I am aware some Hindus are embarrassed and mortified by the brutal caste system so characteristic of Hinduism. It also does not matter because they have had next to zero success weakening it. The vast mass of ordinary Hindus don't care about the fine spun theorizing of philosophic minded Hindus, and are going to continue enforcing the barbaric caste system. I am skeptical that caste will disappear unless belief in Hinduism and reincarnation also disappears.
Of course Christ came to fulfill the Law and the Prophets, that is standard Christian belief. I disagree with the rest of what you said because the Messiah also warned His disciples that no man knew the hour when He would return. One year or a trillion, it does not matter in Catholic eyes. The Church disapproves of how evangelical Protestants keep trying to jog God's elbow!
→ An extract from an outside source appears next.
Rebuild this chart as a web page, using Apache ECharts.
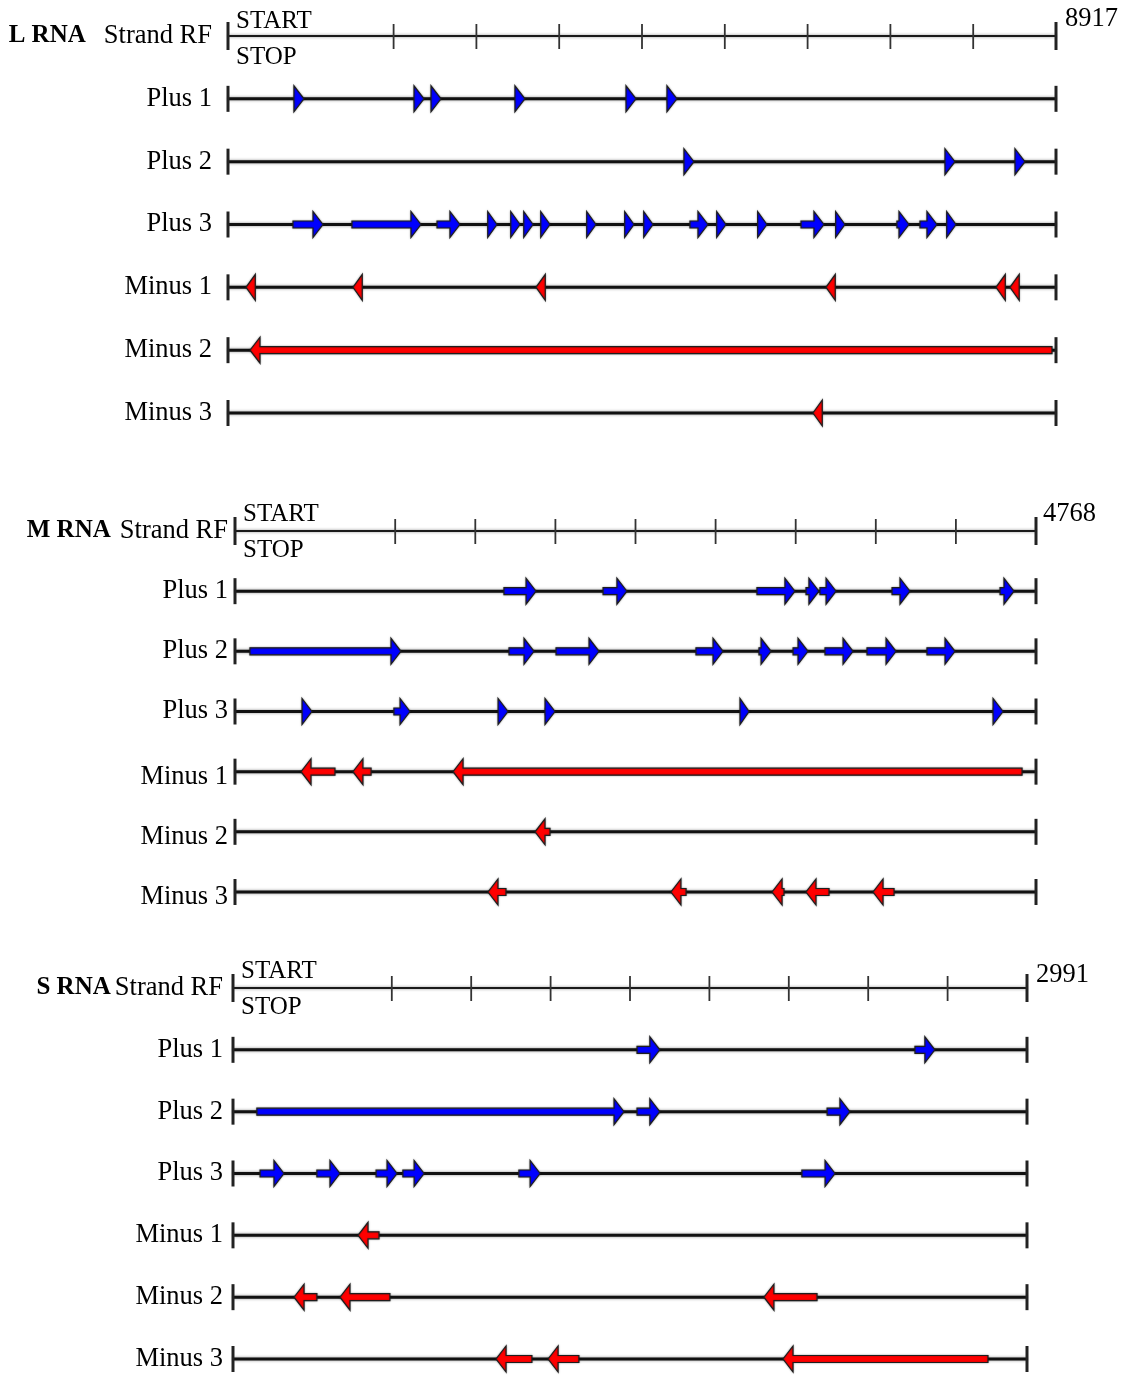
<!DOCTYPE html>
<html><head><meta charset="utf-8">
<script src="https://cdn.jsdelivr.net/npm/echarts@6/dist/echarts.min.js"></script>
<style>html,body{margin:0;padding:0;background:#fff}#c{width:1128px;height:1376px}</style>
</head><body><div id="c"></div>
<script>
// ---------- data ----------
const ROW_LABELS = ['Strand RF', 'Plus 1', 'Plus 2', 'Plus 3', 'Minus 1', 'Minus 2', 'Minus 3'];
const SEGMENT_NAMES = ['L RNA', 'M RNA', 'S RNA'];
const SEGMENT_LENGTHS = [8917, 4768, 2991];
const RULER_TICK_TENTHS = [2, 3, 4, 5, 6, 7, 8, 9];
const START_LABEL = 'START';
const STOP_LABEL = 'STOP';

// ORFs as [start, end] in nt
const L_PLUS1 = [[710, 818], [2003, 2111], [2186, 2294], [3090, 3198], [4286, 4394], [4727, 4835]];
const L_PLUS2 = [[4910, 5018], [7721, 7829], [8475, 8583]];
const L_PLUS3 = [[700, 1023], [1335, 2078], [2251, 2498], [2797, 2897], [3045, 3145], [3185, 3285], [3368, 3468], [3863, 3963], [4272, 4372], [4477, 4577], [4975, 5169], [5263, 5363], [5704, 5804], [6171, 6418], [6544, 6644], [7204, 7334], [7452, 7635], [7740, 7840]];
const L_MINUS1 = [[194, 294], [1346, 1446], [3317, 3417], [6440, 6540], [8271, 8371], [8421, 8521]];
const L_MINUS2 = [[237, 8874]];
const L_MINUS3 = [[6300, 6400]];

const M_PLUS1 = [[1601, 1792], [2191, 2333], [3107, 3333], [3399, 3476], [3482, 3578], [3911, 4018], [4554, 4637]];
const M_PLUS2 = [[89, 988], [1631, 1780], [1911, 2167], [2744, 2905], [3119, 3191], [3322, 3411], [3512, 3679], [3762, 3935], [4119, 4286]];
const M_PLUS3 = [[399, 458], [946, 1042], [1566, 1625], [1845, 1905], [3006, 3060], [4512, 4572]];
const M_MINUS1 = [[393, 595], [702, 810], [1298, 4685]];
const M_MINUS2 = [[1786, 1875]];
const M_MINUS3 = [[1506, 1613], [2595, 2685], [3197, 3268], [3399, 3536], [3798, 3923]];

const S_PLUS1 = [[1522, 1608], [2569, 2644]];
const S_PLUS2 = [[90, 1473], [1522, 1608], [2238, 2324]];
const S_PLUS3 = [[102, 192], [316, 403], [539, 618], [640, 720], [1077, 1157], [2143, 2268]];
const S_MINUS1 = [[471, 550]];
const S_MINUS2 = [[230, 316], [403, 591], [2000, 2200]];
const S_MINUS3 = [[991, 1126], [1187, 1303], [2072, 2844]];

const SEGMENT_FRAMES = [
  [L_PLUS1, L_PLUS2, L_PLUS3, L_MINUS1, L_MINUS2, L_MINUS3],
  [M_PLUS1, M_PLUS2, M_PLUS3, M_MINUS1, M_MINUS2, M_MINUS3],
  [S_PLUS1, S_PLUS2, S_PLUS3, S_MINUS1, S_MINUS2, S_MINUS3]
];

// ---------- layout / style ----------
const FONT = '"Liberation Serif", "Times New Roman", serif';
const LAYOUT = [
  { top: 36, height: 377, left: 228, right: 72, labelMargin: 16, boldGap: 18, startDy: -15, stopDy: 21, lenDx: 9, lenDy: -17, minusShift: 0 },
  { top: 531, height: 361, left: 235, right: 92, labelMargin: 7, boldGap: 9, startDy: -17, stopDy: 19, lenDx: 7, lenDy: -17, minusShift: 10 },
  { top: 988, height: 371, left: 233, right: 101, labelMargin: 10, boldGap: 4, startDy: -17, stopDy: 19, lenDx: 9, lenDy: -13, minusShift: 0 }
];
const GLOW = { shadowBlur: 3, shadowColor: 'rgba(0,0,0,0.45)' };

const chart = echarts.init(document.getElementById('c'), null, { renderer: 'canvas' });

const grids = [], xAxes = [], yAxes = [], series = [];

SEGMENT_NAMES.forEach((name, gi) => {
  const L = LAYOUT[gi];
  const len = SEGMENT_LENGTHS[gi];
  grids.push({ left: L.left, right: L.right, top: L.top, height: L.height, containLabel: false });
  xAxes.push({ gridIndex: gi, type: 'value', min: 0, max: len, show: false });
  yAxes.push({
    gridIndex: gi, type: 'category', data: ROW_LABELS, inverse: true, boundaryGap: false,
    axisLine: { show: false }, axisTick: { show: false }, splitLine: { show: false },
    axisLabel: {
      interval: 0, margin: L.labelMargin, color: '#000', fontFamily: FONT, fontSize: 26.5,
      formatter: (v, idx) => {
        if (idx === 0) return '{b|' + name + '}' + v;
        if (idx >= 4 && L.minusShift) return '{lo|' + v + '}';
        return v;
      },
      rich: {
        b: { fontWeight: 'bold', fontSize: 25, fontFamily: FONT, color: '#000', padding: [0, L.boldGap, 0, 0] },
        lo: { fontSize: 26.5, fontFamily: FONT, color: '#000', padding: [L.minusShift, 0, 0, 0] }
      }
    }
  });

  // baselines + ruler
  series.push({
    type: 'custom', xAxisIndex: gi, yAxisIndex: gi, clip: false, silent: true, z: 1,
    data: ROW_LABELS.map((_, r) => [0, len, r]),
    renderItem: (params, api) => {
      const r = api.value(2);
      const a = api.coord([api.value(0), r]);
      const b = api.coord([api.value(1), r]);
      const c = a[1];
      const kids = [];
      if (r === 0) {
        kids.push({ type: 'line', shape: { x1: a[0], y1: c, x2: b[0], y2: c }, style: Object.assign({ stroke: '#1a1a1a', lineWidth: 2.2 }, GLOW) });
        [a[0], b[0]].forEach(x => kids.push({ type: 'line', shape: { x1: x, y1: c - 14, x2: x, y2: c + 14 }, style: { stroke: '#222', lineWidth: 3 } }));
        RULER_TICK_TENTHS.forEach(t => {
          const x = api.coord([len * t / 10, r])[0];
          kids.push({ type: 'line', shape: { x1: x, y1: c - 12, x2: x, y2: c + 13 }, style: { stroke: '#333', lineWidth: 1.8 } });
        });
        kids.push({ type: 'text', x: a[0] + 8, y: c + L.startDy, style: { text: START_LABEL, fontFamily: FONT, fontSize: 25, fill: '#000', align: 'left', verticalAlign: 'middle' } });
        kids.push({ type: 'text', x: a[0] + 8, y: c + L.stopDy, style: { text: STOP_LABEL, fontFamily: FONT, fontSize: 25, fill: '#000', align: 'left', verticalAlign: 'middle' } });
        kids.push({ type: 'text', x: b[0] + L.lenDx, y: c + L.lenDy, style: { text: String(len), fontFamily: FONT, fontSize: 26.5, fill: '#000', align: 'left', verticalAlign: 'middle' } });
      } else {
        kids.push({ type: 'line', shape: { x1: a[0], y1: c, x2: b[0], y2: c }, style: Object.assign({ stroke: '#111', lineWidth: 3 }, GLOW) });
        [a[0], b[0]].forEach(x => kids.push({ type: 'line', shape: { x1: x, y1: c - 13, x2: x, y2: c + 13 }, style: { stroke: '#222', lineWidth: 3 } }));
      }
      return { type: 'group', children: kids };
    }
  });

  // ORF arrows
  const orfData = [];
  SEGMENT_FRAMES[gi].forEach((arr, fi) => arr.forEach(o => orfData.push([o[0], o[1], fi + 1])));
  series.push({
    type: 'custom', xAxisIndex: gi, yAxisIndex: gi, clip: false, silent: true, z: 2,
    data: orfData,
    renderItem: (params, api) => {
      const s = api.value(0), e = api.value(1), r = api.value(2);
      const a = api.coord([s, r]), b = api.coord([e, r]);
      const c = a[1];
      const plus = r <= 3;
      const H = 10, bh = 3.5, hh = 13;
      let pts;
      if (plus) {
        const hb = Math.max(a[0], b[0] - H);
        pts = [[a[0], c - bh], [hb, c - bh], [hb, c - hh], [b[0], c], [hb, c + hh], [hb, c + bh], [a[0], c + bh]];
      } else {
        const hb = Math.min(b[0], a[0] + H);
        pts = [[b[0], c - bh], [hb, c - bh], [hb, c - hh], [a[0], c], [hb, c + hh], [hb, c + bh], [b[0], c + bh]];
      }
      return {
        type: 'polygon', shape: { points: pts },
        style: { fill: plus ? '#0000ff' : '#ff0000', stroke: '#1e1e1e', lineWidth: 1.2, shadowBlur: 2, shadowColor: 'rgba(0,0,0,0.35)' }
      };
    }
  });
});

chart.setOption({ animation: false, backgroundColor: '#fff', grid: grids, xAxis: xAxes, yAxis: yAxes, series: series });
</script>
</body></html>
No, the Church was organizing herself in the very lifetimes of the Apostles, as briefly summarized above. I can easily cite many texts from the Gospels and Epistles of the NT to show that. And that does not contradict also being influenced by the administrative system of the Roman Empire as well.
Ad astra! Sean
Sean,
Your first paragraph: I am not sure what you are disagreeing with, though.
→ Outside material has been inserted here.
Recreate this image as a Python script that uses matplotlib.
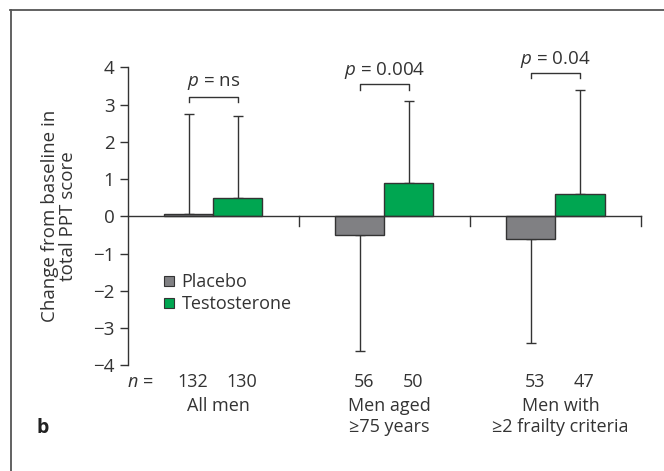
import numpy as np
import matplotlib
matplotlib.use('Agg')
import matplotlib.pyplot as plt
from matplotlib.lines import Line2D

plt.rcParams['font.family'] = ['Open Sans', 'DejaVu Sans']
plt.rcParams['mathtext.fontset'] = 'custom'
plt.rcParams['mathtext.rm'] = 'Open Sans'
plt.rcParams['mathtext.it'] = 'Open Sans:italic'
plt.rcParams['text.color'] = '#333333'

# data
groups = ['All men', 'Men aged\n≥75 years', 'Men with\n≥2 frailty criteria']
placebo = [0.07, -0.51, -0.60]
testo = [0.49, 0.90, 0.59]
placebo_err = [2.68, 3.11, 2.81]
testo_err = [2.20, 2.19, 2.80]
n_placebo = [132, 56, 53]
n_testo = [130, 50, 47]
p_labels = ['ns', '0.004', '0.04']

c_plac = '#808083'
c_test = '#00a651'
edge = '#333333'
fs = 13

fig = plt.figure(figsize=(6.64, 4.71), dpi=100)
ax = fig.add_axes([0.1923, 0.2244, 0.773, 0.6327])

x = np.arange(len(groups)) + 0.5
w = 0.287
xp = x - w/2
xt = x + w/2

ax.bar(xp, placebo, w, color=c_plac, edgecolor=edge, linewidth=1, zorder=3)
ax.bar(xt, testo, w, color=c_test, edgecolor=edge, linewidth=1, zorder=3)

# one-sided error bars (away from zero)
def one_side(vals, errs):
    lo = [e if v < 0 else 0 for v, e in zip(vals, errs)]
    hi = [e if v >= 0 else 0 for v, e in zip(vals, errs)]
    return [lo, hi]

ax.errorbar(xp, placebo, yerr=one_side(placebo, placebo_err), fmt='none',
            ecolor=edge, elinewidth=1, capsize=3.6, capthick=1, zorder=2)
ax.errorbar(xt, testo, yerr=one_side(testo, testo_err), fmt='none',
            ecolor=edge, elinewidth=1, capsize=3.6, capthick=1, zorder=2)

# zero line and group separators
ax.axhline(0, color=edge, lw=1, zorder=4, clip_on=False)
for gx in [1, 2, 3]:
    ax.plot([gx, gx], [0, -0.27], color=edge, lw=1, clip_on=False)

# significance brackets
for i in range(len(groups)):
    tops = [placebo[i] + (placebo_err[i] if placebo[i] >= 0 else 0),
            testo[i] + (testo_err[i] if testo[i] >= 0 else 0)]
    yb = max(tops) + 0.45
    ax.plot([xp[i], xp[i], xt[i], xt[i]], [yb - 0.14, yb, yb, yb - 0.14],
            color=edge, lw=1, clip_on=False)
    ax.text(x[i], yb + 0.38, '$p$ = ' + p_labels[i], ha='center', va='center',
            fontsize=fs + 0.5, clip_on=False)

# n row and group labels
ax.text(0.072, -4.44, '$n$ =', ha='center', va='center', fontsize=fs)
for i in range(len(groups)):
    ax.text(xp[i] + 0.025, -4.44, str(n_placebo[i]), ha='center', va='center', fontsize=fs)
    ax.text(xt[i] + 0.025, -4.44, str(n_testo[i]), ha='center', va='center', fontsize=fs)
    ax.text(x[i] + 0.03, -4.86, groups[i], ha='center', va='top', fontsize=fs,
            linespacing=1.2)

ax.set_xlim(0, 3)
ax.set_ylim(-4, 4)
ax.set_xticks([])
ax.set_yticks(range(-4, 5))
ax.set_yticklabels([str(v).replace('-', '\u2212') for v in range(-4, 5)])
ax.tick_params(axis='y', length=5.5, width=1, color=edge, labelcolor='#333333',
               labelsize=fs + 0.5, pad=4)
for s in ['top', 'right', 'bottom']:
    ax.spines[s].set_visible(False)
ax.spines['left'].set_color(edge)
ax.spines['left'].set_linewidth(1)

handles = [Line2D([], [], marker='s', ls='none', markersize=7,
                  markerfacecolor=c_plac, markeredgecolor=edge, markeredgewidth=0.8),
           Line2D([], [], marker='s', ls='none', markersize=7,
                  markerfacecolor=c_test, markeredgecolor=edge, markeredgewidth=0.8)]
ax.legend(handles, ['Placebo', 'Testosterone'], loc='upper left',
          bbox_to_anchor=(0.07, 0.31), frameon=False, fontsize=fs,
          handlelength=0.6, handletextpad=0.4, labelspacing=0.25,
          borderaxespad=0, borderpad=0)

fig.text(59/664, 1 - 216/471, 'Change from baseline in\ntotal PPT score', rotation=90,
         ha='center', va='center', fontsize=fs + 0.5, linespacing=1.0)
fig.text(43/664, 1 - 428/471, 'b', ha='center', va='center', fontsize=14,
         fontweight='bold', color='#222222')

# panel frame (top and left)
fig.add_artist(Line2D([10/664, 1], [1 - 9.5/471, 1 - 9.5/471], color='#555555', lw=1.3))
fig.add_artist(Line2D([11/664, 11/664], [0, 1 - 9.5/471], color='#555555', lw=1.3))

fig.savefig('out.png', dpi=100)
The Gospels are not verbatim reports of what was said at the time but propaganda written later.
Paul.
Kaor, Paul!
Your comment about neo-pagans reminded me of how, when I looked them up, I thought their beliefs a chaotic mishmash of incoherent ideas.
I never claimed the Gospels were verbatim stenographic reports of Christ's words, despite also believing they have much material going straight back to Him. Nor do I believe any of the synoptic Gospels were written after AD 70.
Ad astra! Sean
Sean,
My acquaintance, James Crossley, argues for a very early Mark and wrote a book called THE DATE OF MARK'S GOSPEL: INSIGHTS FROM THE LAW IN EARLY CHRISTIANITY.
Paul.
EARLIEST CHRISTIANITY
Kaor, Paul!
Good, what you said about Crossley defending an early date for Mark's Gospel. I hope that means the work of William Farmer (and those who agree with him) in advocating the Neo-Griesbachian hypothesis in
works like THE GOSPEL OF JESUS opposing the long dominant Q/Two Source theory is bearing fruit. It was David L. Dungan's HISTORY OF THE SYNOPTIC PROBLEM which undermined my former acceptance of the Q theory.
Ad astra! Sean
Sean,
But Crossly accepts the primacy of Mark.
Paul.
Kaor, Paul!
I know, but that's still a step in what I believe is the right direction.